Em 1835 o jovem aristocrata francês Alexis de Tocqueville visitou a América. Dessa viagem nasceu um livro famoso em que Tocqueville, para além de fotografar um novo país, descrevia uma sociedade democrática por oposição a uma sociedade aristocrática. A sociedade democrática era dinâmica, industriosa, livre; a aristocrática não era. A sociedade democrática era comercial, a aristocrática era militar. A sociedade democrática fomentava nos indivíduos o gosto pela melhoria da sua condição, pela criação, pela liberdade; a aristocrática alimentava-se da preservação de estatutos e posições.
Isto no início do século XIX. Mas o jovem Tocqueville tinha excepcionais capacidades de previsão. E sabia que o maior risco sobre as sociedades democráticas seria perderem aquilo que explicava o seu triunfo - a liberdade e ambição individual - e gerarem as suas "aristocracias" e "oligarquias" tão hostis e arregimentadoras como as do passado.
Que oligarquias? Economias estatizadas, empresas rentistas, instituições subordinadas à política, carreiras hiper-reguladas, serviços endogâmicos, tutores públicos, classes fechadas. Todo o tipo de organizações em que os indivíduos fariam o possível para pertencer (à clique certa) em vez de mostrarem aquilo de que são capazes. O acesso dependeria de uma qualquer cooptação superior, a obediência seria premiada, haveria incentivos para os que estivessem por baixo poderem mais tarde repetir os comportamentos dos de cima.
O que me leva à personalidade política de Margaret Thatcher que morreu ontem, com 87 anos. Mais do que outro político do pós-guerra, Thatcher personificou o ideal desta sociedade democrática em colisão com uma sociedade de "aristocracias" e "castas". O preço de viver numa sociedade de guildas estava em que o colectivismo impunha indistintamente, por todo o lado, o seu domínio. Mandavam as classes, mandavam os privilégios, mandavam os sindicatos, mandava o Estado, mandavam as empresas públicas. Um autêntico cenário decadente que paralisava a economia e a sociedade. A Inglaterra vivia como aquelas famílias antigas que, tendo o palácio de família, deixaram de o poder sustentar.

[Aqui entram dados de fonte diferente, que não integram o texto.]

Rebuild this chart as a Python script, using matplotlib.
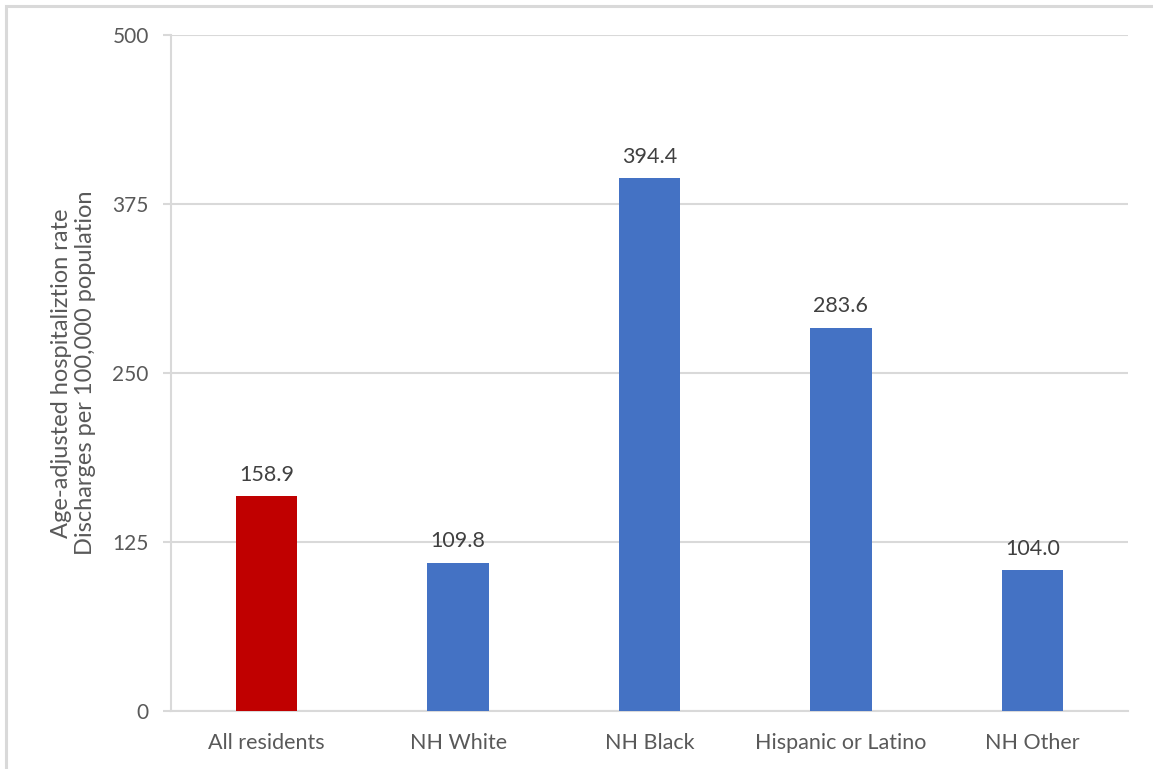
import matplotlib
matplotlib.use("Agg")
import matplotlib.pyplot as plt
from matplotlib.patches import Rectangle

# Age-adjusted hospitalization rates by race/ethnicity
categories = ["All residents", "NH White", "NH Black", "Hispanic or Latino", "NH Other"]
rates = [158.9, 109.8, 394.4, 283.6, 104.0]
bar_colors = ["#C00000", "#4472C4", "#4472C4", "#4472C4", "#4472C4"]
y_ticks = [0, 125, 250, 375, 500]

plt.rcParams["font.family"] = ["Lato", "DejaVu Sans"]

W, H = 1153, 769
fig = plt.figure(figsize=(W / 100, H / 100), dpi=100)
fig.patch.set_facecolor("white")

# chart-area border (runs off the right and bottom edges)
fig.patches.append(Rectangle((6 / W, -0.01), 1.2, (H - 6) / H + 0.01,
                             transform=fig.transFigure, fill=False,
                             edgecolor="#D9D9D9", linewidth=2.2, zorder=0))

ax = fig.add_axes([171 / W, (H - 711) / H, (1128 - 171) / W, (711 - 35) / H])

x = range(len(categories))
bars = ax.bar(x, rates, width=0.32, color=bar_colors, zorder=3)

for b, v in zip(bars, rates):
    ax.annotate(f"{v:.1f}", (b.get_x() + b.get_width() / 2, v),
                xytext=(0, 8), textcoords="offset points",
                ha="center", va="bottom", fontsize=15.5, color="#404040")

ax.set_xlim(-0.5, len(categories) - 0.5)
ax.set_ylim(0, 500)
ax.set_yticks(y_ticks)
ax.set_yticklabels([str(t) for t in y_ticks])
ax.set_xticks(list(x))
ax.set_xticklabels(categories)

ax.grid(axis="y", color="#D9D9D9", linewidth=1.5, zorder=0)
for s in ["top", "right"]:
    ax.spines[s].set_visible(False)
ax.spines["left"].set_color("#D9D9D9")
ax.spines["left"].set_linewidth(1.5)
ax.spines["bottom"].set_color("#D9D9D9")
ax.spines["bottom"].set_linewidth(1.5)

ax.tick_params(axis="y", length=6, width=1.5, color="#D9D9D9", pad=10,
               labelsize=15, labelcolor="#595959")
ax.tick_params(axis="x", length=0, pad=16, labelsize=15.5, labelcolor="#595959")

ax.set_ylabel("Age-adjusted hospitaliztion rate\nDischarges per 100,000 population",
              fontsize=17, color="#595959", labelpad=12, linespacing=1.15)

fig.savefig("out.png", dpi=100, facecolor="white")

Margaret Thatcher cresceu neste estado de coisas. E, naturalmente, quis acabar com ele. Nos anos 80 esse era um dos motivos para a sua adesão. Não era uma mulher complexada ou diminuída por integrar um partido aristocrático e masculino, numa das sociedades mais hierarquizadas do mundo. Marx e Engels começam o Manifesto do Partido Comunista com a afirmação de que a toda a História é a História da luta de classes. Mas Thatcher rejeitava a política de classes. O que defendia era a antítese desse sistema classista bloqueado. Via nas "classes" um "conceito comunista" que agrupava as pessoas, atirando-as umas contra as outras, sugando o que de mais particular havia em cada uma. Ainda hoje o seu tempo de governo é detestado pelos velhos tories que lamentavam esse "triunfalismo burguês" - uma expressão do Sunday Telegraph - e anticlassista - a destruição da velha Inglaterra.
Certamente que Thatcher cometeu erros, alguns graves, ao longo do seu percurso. Política de convicções e não de consensos, como ela dizia, muitas das principais bandeiras do seu pensamento foram abandonadas (Cameron ganhou eleições a defender que, ao contrário do que dizia Thatcher, "a sociedade existe mesmo; só que não é o Estado"). A crise económica alertou-nos para o efeito subversivo do capitalismo para as próprias virtudes morais que o tornam possível. Apesar disso, esta foi também uma História de expansão da liberdade económica, de oportunidades, democracia e riqueza. Nisso Thatcher nunca se enganou.